I don’t know… I think I just wasn’t very happy as myself. I just didn’t feel good enough and I never felt like I was progressing in the way that I wanted to, whereas now I feel completely black and white. Sometimes you’re the tortoise and sometimes you’re the hare. Sometimes people you know explode on their first album. I’m sure in your industry, you know what I mean, you’ll have mates that have gone really far, but really quickly, and you feel like, “Well, when is that going to happen for me?” So that’s very connected to that, but “I was born to walk alone,” that was more about doing things on my own and being independent and creatively so as well. It’s about growing up and looking after yourself. It sounds really basic, but it is. If you don’t like yourself, you’re not going to look after yourself.

Were you nervous at all to go so deeply personal with the lyrics on this album?
So few people have asked that, because “Happy” is very visceral. It’s kind of a painfully, almost embarrassingly true song. Actually the first version, like my demo, I did change a few lyrics because I went a tiny bit too full-on. [Laughs.] It’s really satisfying looking at YouTube comments this time. It’s very different to Electra Heart, whereas these ones — “Immortal” and “Happy” — people are very thoughtful about it and they seem to have really hit a nerve with the fans, which is interesting. I love reading responses. With “Happy” one of the common comments was, “I’ve been waiting to hear this song all my life.” That’s an incredible thing to hear. It’s also satisfying for a songwriter because really all you want as a human… you want to know that you relate to people and you’re not the only one feeling those things.

Last year, Charli XCX talked about how easy it would be for her to be this big pop star with all the proper dance moves, but that it wasn’t a concept that appealed to her. Have you ever felt that push and pull between label expectations and what you actually wanted?
I don’t know. I’m not sure. It was a different situation. For example, my first album was quite successful. I didn’t really know that it was gonna be pop. When I first signed, I was a slightly chubby person and I definitely did not look like a pop star. For the label, it was a very natural ascent to being popular. I guess what they saw off the second album was, “Well you know, you’ve got a lot of potential to grow,” so I don’t think they expected me to some generic pop star.

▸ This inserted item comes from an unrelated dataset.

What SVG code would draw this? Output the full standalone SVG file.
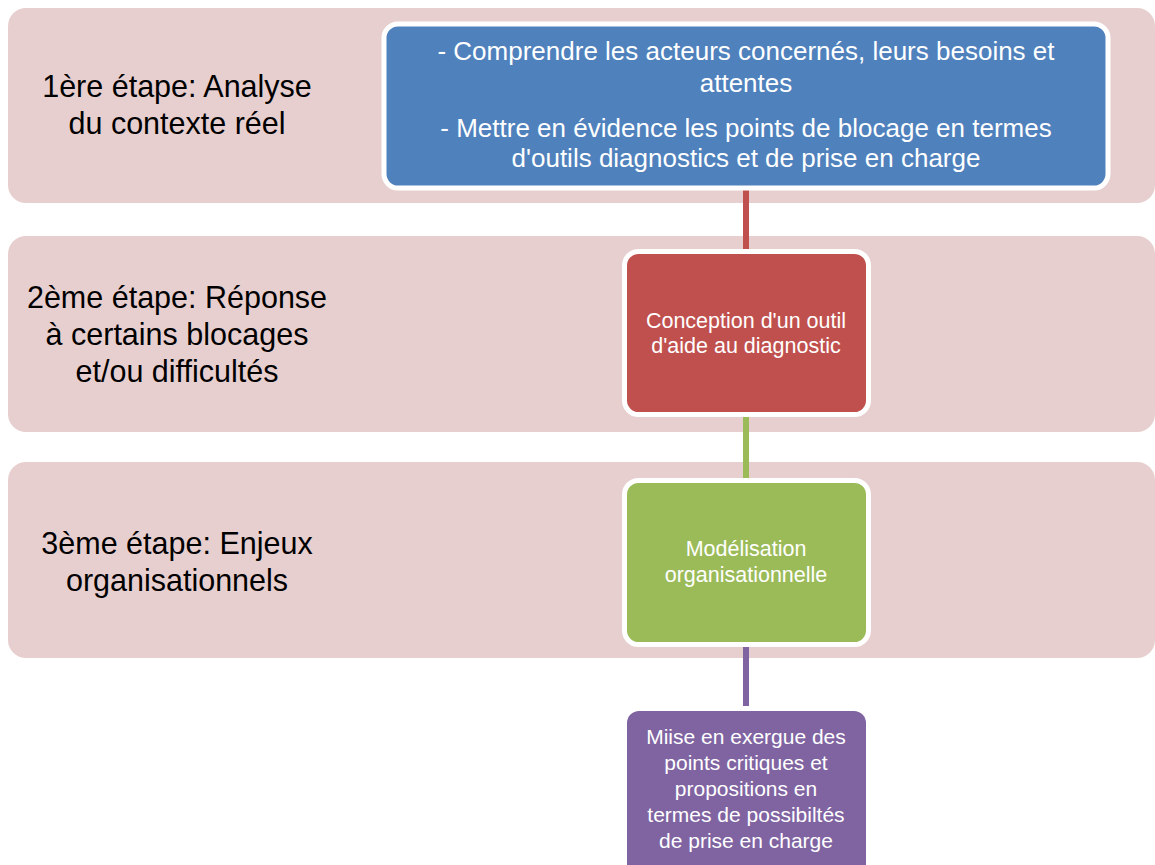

I think there was the acknowledgement that to be popular over here, though, I had to follow certain routes with the Dr. Lukes and Stargates, and part of that is depressing because you think, “It’s so limiting.” It’s also not encouraging for a true artist. If you’re working with a manufactured artist, then that’s fine, give them the song, but if you’re working with someone who is actually in this for the real deal, it’s really, really limiting. So yeah, I don’t think it’s quite the same situation as Charli, but it’s another type of situation where they expect you to be something that they hope that you are. And you gotta explain it to them or not.

How does that conversation go?
It doesn’t. It didn’t go. I think if I had been more of a confident person, then I might have fought back. But also to be truthful, at the time, my own songwriting had felt a bit stunted because I had always written on keyboards and written lyrics and melodies simultaneously. Whereas now I don’t do that anymore because Electra Heart taught me a lot of things.

When I was co-writing with people, I was much freer and I was doing different things melodically. I was like, “Why is that?” Then I thought, the difference is that like Diplo or Dr. Luke, they’re giving me like instrumentals to write to, so I’m not chained to the keyboard. When I started the third album, I knew I was just gonna start with instrumentals and beats basically, and I was just going to write on those. So really, I needed that second album, even though part of me sometimes was stressing. It was definitely the right decision. 

You’ve got quite a busy year in front of you. How are you hoping things will turn out for you and Froot?
My only wish is for it to be actually fun. I want to enjoy it. In the past, because you kind of have your blinkers on, you don’t realize what’s actually happening to you. You’re living your dream. So I want to have lots of fun. I want to make lots of people happy. What else could I wish for?